Isaac Moffett, founder and operations director at the Nampa Classical Academy, a publicly funded charter school that opens in the fall, did not like school. While studying education at several colleges, including the College of Southern Idaho and Boise State, Moffett revolted against the major educational philosophies of the day.
"While there, I did not agree, or believe, what was being taught to me as an education student," Moffett said. "I did not agree with it, first as a parent, second as a human being."
Moffett bemoaned the works of secular progressives and atheists like John Dewey, Jean Piaget, Lawrence Kohlberg and Howard Gardner that are taught at teacher colleges.
So he moved to Nampa and started a public charter school to fit his worldview.
"We're not a liberal school, we're not ... liberal may be too strong of a word, we are a conservative school, and I think people confuse that with religious," Moffett said.
Nampa Classical will teach Latin and Western classics, including the Bible. The school will not teach "certain sex ed," will eschew anti-American rhetoric and troop bashing and will impart the "good of America, the good of Western civilization," Moffett said.
Teachers will also discuss where America has failed to live up to its principles, he allowed, without being "presentist," or judging earlier epochs with modern values.
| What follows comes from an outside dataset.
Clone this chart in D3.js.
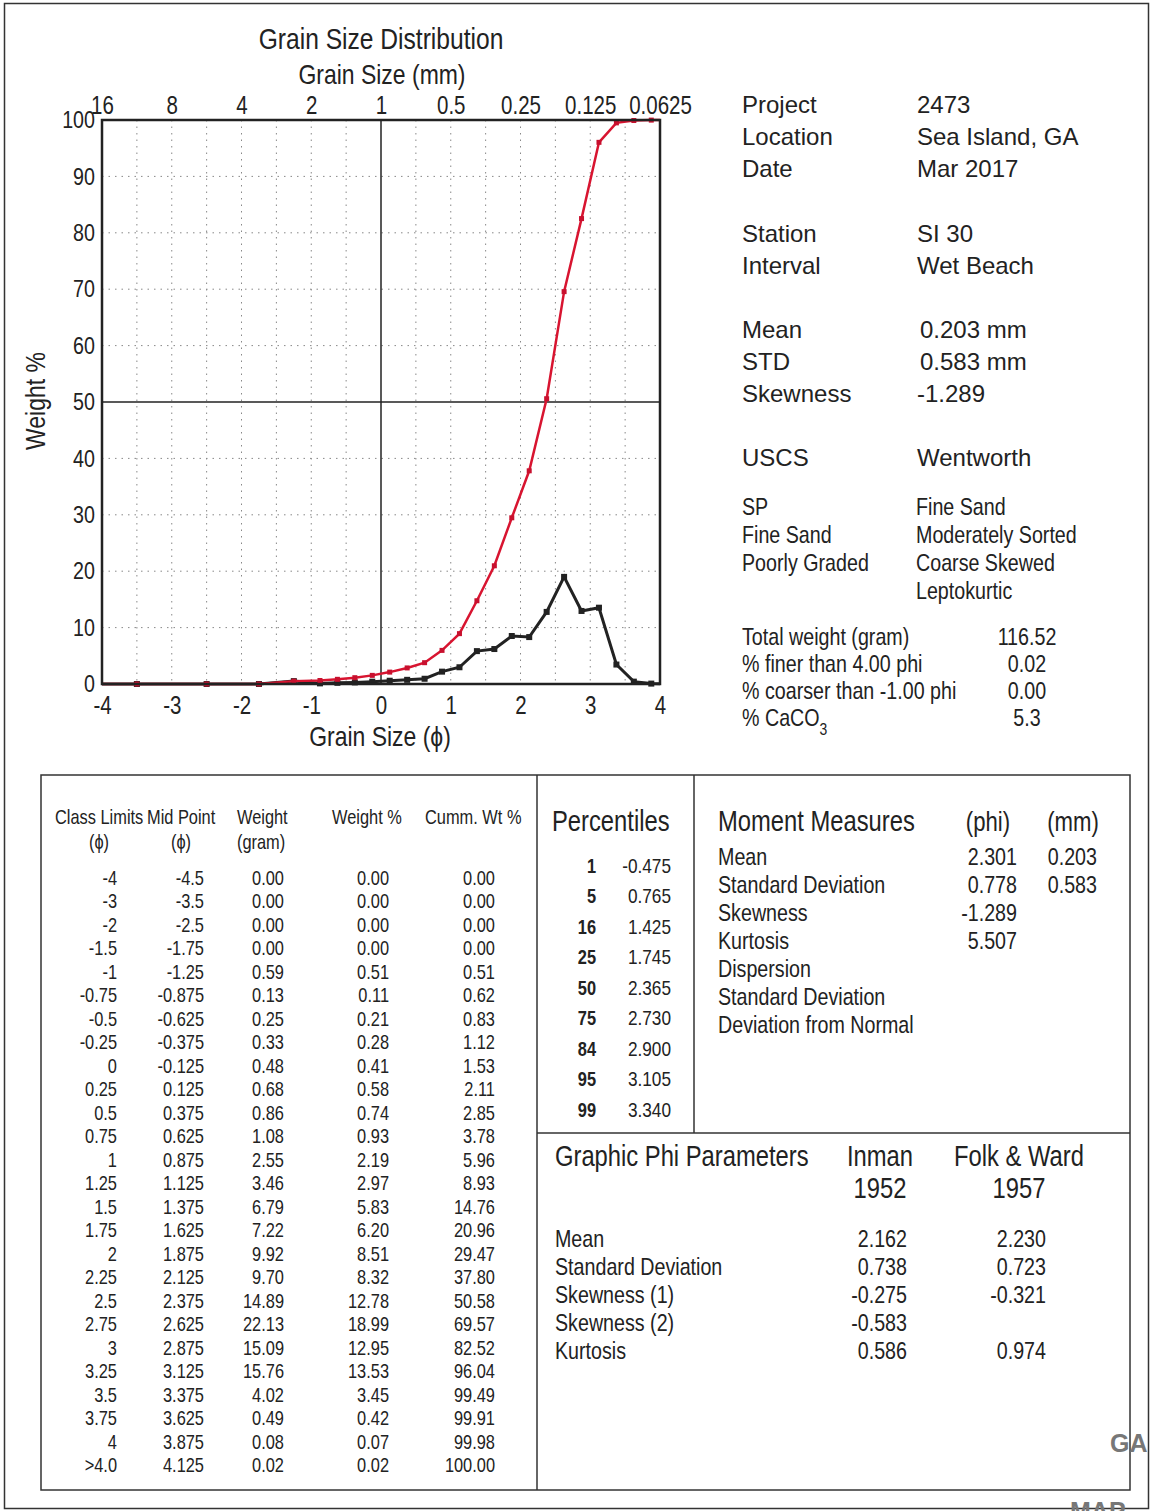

"In its proper context, the kids will learn about Native Americans," said Moffett, who will teach American history and geography. "If we're talking about westward expansion ... you can't understand why they were conquered so easily without understanding their culture."
Christopher Columbus will not be judged for introducing disease to the New World.
"In reality, he didn't do anything, it was a natural consequence of biology," Moffett said.
The academy borrows much of its curriculum from Hillsdale Academy, a private Christian prep school in Michigan, which is located on the campus of Hillsdale College, home of the William F. Buckley Jr. archives. But Moffett is modifying the curriculum to make it appropriate for public schools.
"Some of the books are too devotional, if you will, so we're not going to use that particular one," Moffett said of Hillsdale's reading list.
Moffett recommends that teachers and parents read the book Classical Education: The Movement Sweeping America published by Capital Research Center, a conservative think tank.
The book was written by Gene Edward Veith, provost at Patrick Henry College and author of some 20 books on engaging society with Christianity, and Andrew Kern, who once worked at Boise's Foundations Academy Christian School and now runs the Circe Institute, a Christian classical education consultancy based in North Carolina.
Kern was back in Boise last month to train the Nampa Classical Academy staff. It was the first public school that Circe, which identifies itself as a ministry, has been involved with.
According to Moffett, the Christian classical school movement started in the 1980s in Moscow, Idaho, with the Christ Church-affiliated Logos School. The Association of Classical and Christian Schools is also located in Moscow and Moffett has met with that group, but Nampa Classical is not a member.
Moffett said his school is not of the Christian classical variety, but a hybrid of the moral and democratic schools of classical education.
"There's just things we can't do because of being a public school," Moffett said. "Let's put it this way: you can still get a spanking at that school [Logos], which I'm not opposed to one iota. They are Christ-centered. We take a little different approach to that. Our version and their version is almost incompatible because of the God issue."